Old silica mine in S.Wales, explored by thousands since about 1965 also used a lot for cave diving training.


----------



## BigLoada (Jun 20, 2008)

Good to see some Welsh mines on here! Thats a cracking place. Also nice that there are artefacts sill down there. Top explore mate


----------



## Engineer (Jun 20, 2008)

A good pic of the underwater bit here.

Martyn Farr pic.

http://www.farrworld.co.uk/gallery/...-and-Manmade-tunnels&id=Dinas_Silica_Mine_web


----------



## BigLoada (Jun 21, 2008)

Just noticed that pic of the air receiver for the pneumatic driller. Thats a great find.


----------



## Sabtr (Jun 21, 2008)

Nice.  Does it go far in? I've never heard of a silica mine before. What would the silica look like what they mined in there?? I love the left behind machinery - it's good to see that.


----------



## Engineer (Jun 21, 2008)

Sausage said:


> Nice.  Does it go far in? I've never heard of a silica mine before.
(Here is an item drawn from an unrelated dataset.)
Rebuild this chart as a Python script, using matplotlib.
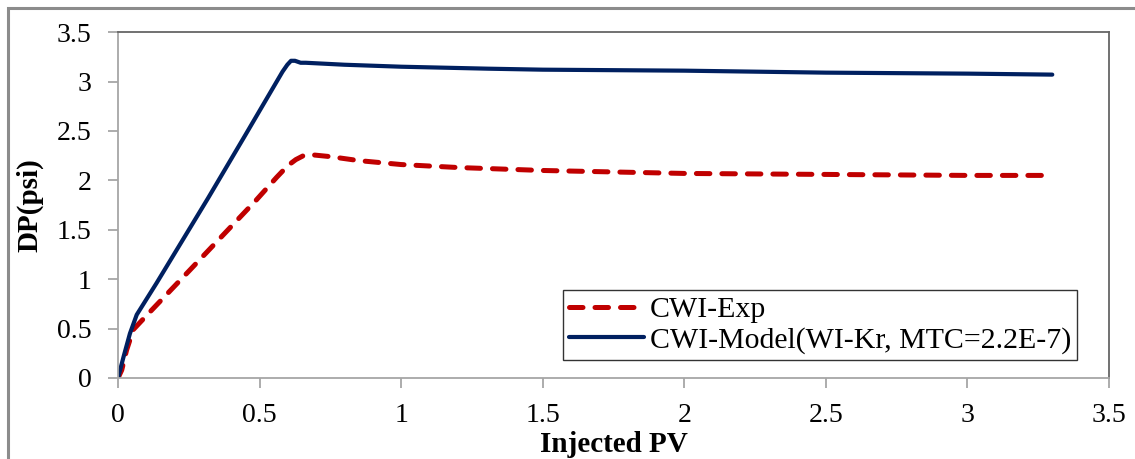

What would the silica look like what they mined in there?? I love the left behind machinery - it's good to see that.



Not very big, a lot of it flooded, the rock they were mining is the stuff in the pillars left to support the roof, pic No9 clearly shows the layer they were mining.

The area also has a derelict gunpowder works plus a lot more old workings .







Link for "Dinas" brick.

http://en.wikipedia.org/wiki/Firebrick


----------



## Engineer (Jun 21, 2008)

BigLoada said:


> Just noticed that pic of the air receiver for the pneumatic driller. Thats a great find.



In the late 60's-70's the haulage winch was still complete!


----------



## sheep2405 (Jun 21, 2008)

Nice I will have to visit sometime


----------



## Foxylady (Jun 21, 2008)

Great stuff. Love the bits of rusting machinery and the slanting roofs. Very nice find.


----------



## smileysal (Jun 22, 2008)

WOW, that first pic is a gorgeous setting, love that. And love all the pics inside the mine too. amazing colours and great to see machinery still there. 

Excellent find and excellent pics,

Cheers,

 Sal


----------



## Engineer (Jun 22, 2008)

Trouble with Wales is it rains a bit!


----------